Taylor Rose is a Washington, D.C., staff reporter for WND.
WASHINGTON – In the wake of attempts in several states, including New York, Illinois and Maryland, to curb the Second Amendment, as well as President Obama’s executive orders announced today, Virginia has a plan to reduce the problem of guns in schools.
The plan would hike the level of safety in schools by having teachers and school staff members carry pistols.
The bill, HB 1557, introduced by Republican Delegate Bob Marshall, says the Commonwealth is to establish “training for persons designated to carry concealed handguns on school property.”
Marshall told WND the reason he introduced the bill was because he “was shocked at the collection of murders up there (in Newtown).”
“But what was more disturbing was that the state law of Connecticut turns people into helpless victims,” he said. “This is inexcusable.”
He also noted Aurora, Colo., theater shooting suspect James Holmes had surveyed a number of theaters in the area.
“He chose the only theater with signs that posted weapons prohibited,” Marshall said.
Marshall, a supporter of and an endorsed candidate of the National Rifle Association, says he is not opposed to armed guards in schools but is is concerned about the cost.
He said a state trooper who told him the cost for one armed police officer to guard a school per year is $100,000.
Training volunteers is more feasible, he believes.
“If you simply give the same training to a volunteer, they can be an employee of the school division, they can act in the role of a policeman, without busting the bank.”
He said “the usual suspects” will oppose his idea.
“The heads to the teachers union are against it, but I have many individual teachers who are for it,” he said.
“Liberals think that guns represent something inherently evil,” he said, adding that he is amazed by the “liberal elites” who want to disarm the general populace yet have armed guards for their own children.
He said that there are those who “don’t want the same type of security for other people’s children.”
“The Marshall bill is a step in the right direction toward ensuring that the Adam Lanzas of the world cannot burst into a Virginia school, armed with the certainty that they will not meet with resistance,” the group said.

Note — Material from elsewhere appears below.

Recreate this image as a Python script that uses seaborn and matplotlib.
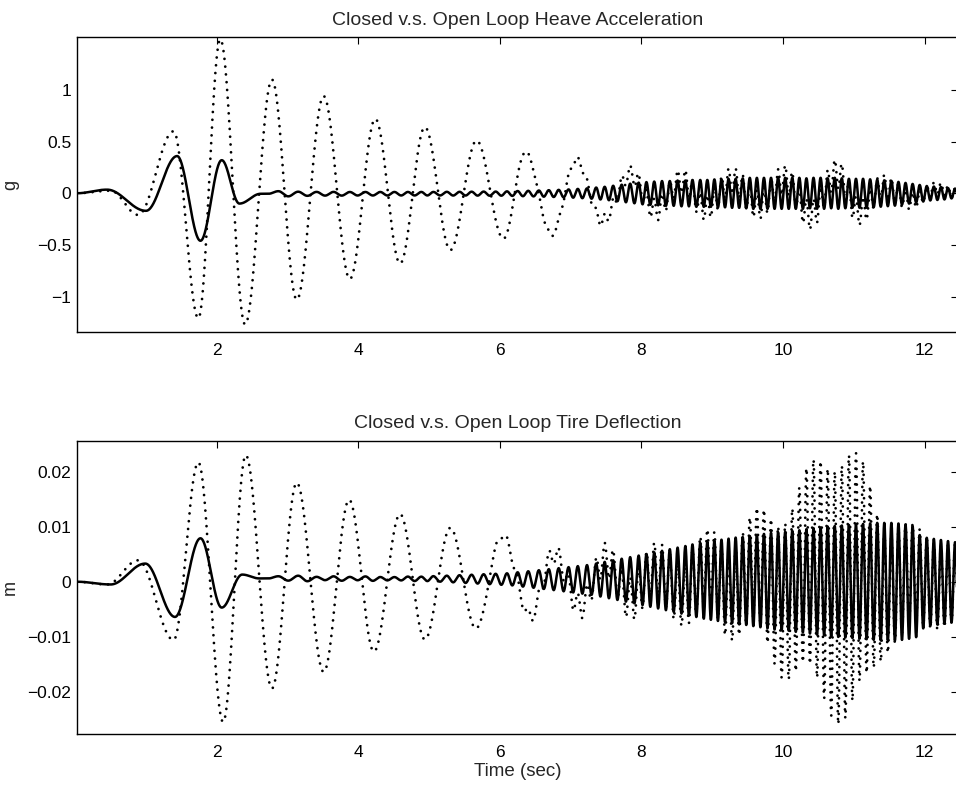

The bill is in committee and will be debated in the Militia, Police and Public Safety Subcommittee this week in Richmond.
Marshall is not the first state representative to push for arming schools. Alabama, California, Connecticut, Hawaii, Idaho, Iowa, Kentucky, Massachusetts, Mississippi, Montana, New Hampshire, New Jersey, New York, Oregon, Texas, Rhode Island, Utah and Wyoming, in some fashion, do not prohibit the carrying of weapons on high school campuses.
Many states allow school officials to carry weapons with the approval of the school board.